Je rappelle que le projet d’amendement à la «Loi modifiant la Loi de l’impôt sur le revenu» (C-10) rendrait possible le retrait de l’aide financière à des productions pour le cinéma ou la télévision jugées «contraires à l’ordre public». Au début mars, j’avais décidé d’écrire une lettre ouverte à Josée Verner, en concertation avec les initiatives de correspondance avec les Sénateurs qui siègent au Comité permanent des banques et du commerce.
Justement, en début de semaine, j’ai «été surpris» par un retour d’information d’une Sénatrice représentant le parti conservateur, Mira Spivak. Un extrait du courriel (entièrement reproduit sous l’hyperlien ci-bas):
«Je demeurerai à l’affût des audiences que tiendra le Comité sénatorial des banques et du commerce, qui débattra de la question. Et j’espère sincèrement que le gouvernement fera preuve de bon sens et qu’il supprimera cette modification du projet de loi.»
Comme l’a judicieusement mentionné l’auteur du message sur Facebook, «Il n’y a pas sujet à dormir sur nos lauriers», mais on peut considérer que le dossier s’en va dans le bon sens… Le Sénateur du Québec (Paul Massicotte) est cité dans l’article de Cyberpresse, en estimant que «le gouvernement s’engageait sur un « terrain très glissant » en recourant au principe de « l’ordre public ».» L’action n’est donc pas terminée au comité sénatorial.
Correspondance reçue le 31 mars par courriel électronique du bureau de la Sénatrice Mira Spivak (nommée par Brian Mulroney) au sujet du projet de loi C-10
Madame, Monsieur,
J’ai bien reçu votre message d’opposition au projet de loi C-10, une mesure législative omnibus visant à modifier la Loi de l’impôt sur le revenu et qui semble menacer le financement futur des productions cinématographiques et vidéo canadiennes.
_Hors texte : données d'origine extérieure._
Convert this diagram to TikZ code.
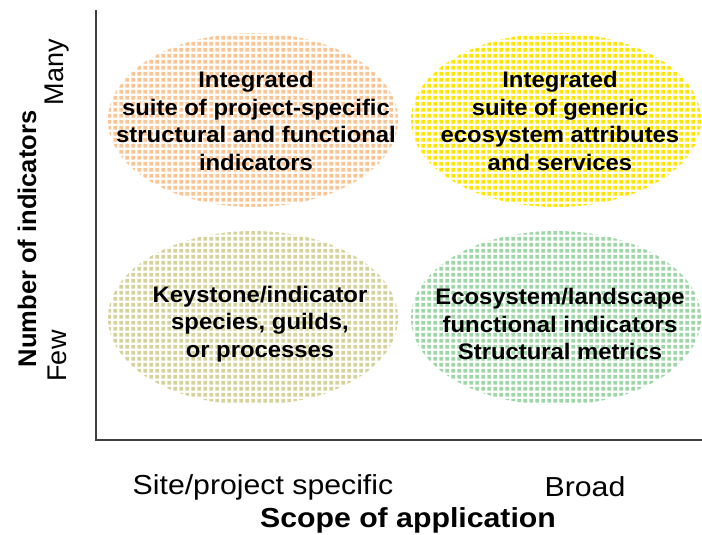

Il pourrait aussi porter atteinte à la liberté d’expression telle qu’énoncée dans la Charte canadienne des droits et libertés.
Les parlementaires ont imposé par voie législative des limites à la liberté d’expression dans les cas où l’on peut établir qu’il s’agit d’une limite raisonnable dont la justification peut se démontrer dans le cadre d’une société libre et démocratique. Ces limites sont prévues par le Code criminel et interdisent notamment les publications « obscènes », la pornographie juvénile et la promotion du génocide ou de la haine à l’encontre d’un groupe identifiable.
La Cour suprême du Canada a établi un critère général pour déterminer si une limite légale à un droit garanti par la Charte était justifiée et a rendu sa décision.
La juge en chef Beverley McLachin a précisé avec éloquence le cœur de la question :
« Au nombre des droits les plus fondamentaux que possèdent les Canadiens figure la liberté d’expression. Celle-ci rend possible notre liberté, notre créativité ainsi que notre démocratie, et ce, en protégeant non seulement l’expression qui est « bonne » et populaire, mais aussi celle qui est impopulaire, voire offensante. Le droit à la liberté d’expression repose sur la conviction que la libre circulation des idées et des images est la meilleure voie vers la vérité, l’épanouissement personnel et la coexistence pacifique dans une société hétérogène composée de personnes dont les croyances divergent et s’opposent. Si nous n’aimons pas une idée ou une image, nous sommes libres de nous y opposer ou simplement de nous en détourner. En l’absence de justification constitutionnelle suffisante toutefois, nous ne pouvons empêcher une personne de l’exprimer ou de la présenter, selon le cas. ».
La modification du projet de loi C-10 qui risque d’empêcher un producteur de recevoir une aide financière par l’entremise de crédits fiscaux pour une production jugée « contraire à l’ordre public » est une mesure générale à l’extrême qui, à mon avis, enfreindrait le critère « d’atteinte minimale » établi par la Cour suprême.
J’aimerais beaucoup mieux que la juge en chef et ses collègues protègent les droits énoncés dans la Charte plutôt que de déléguer ce devoir de la façon dont le projet de loi C-10 le propose.
Je demeurerai à l’affût des audiences que tiendra le Comité sénatorial des banques et du commerce, qui débattra de la question. Et j’espère sincèrement que le gouvernement fera preuve de bon sens et qu’il supprimera cette modification du projet de loi.
Je vous prie d’agréer, Madame, Monsieur, mes salutations distinguées.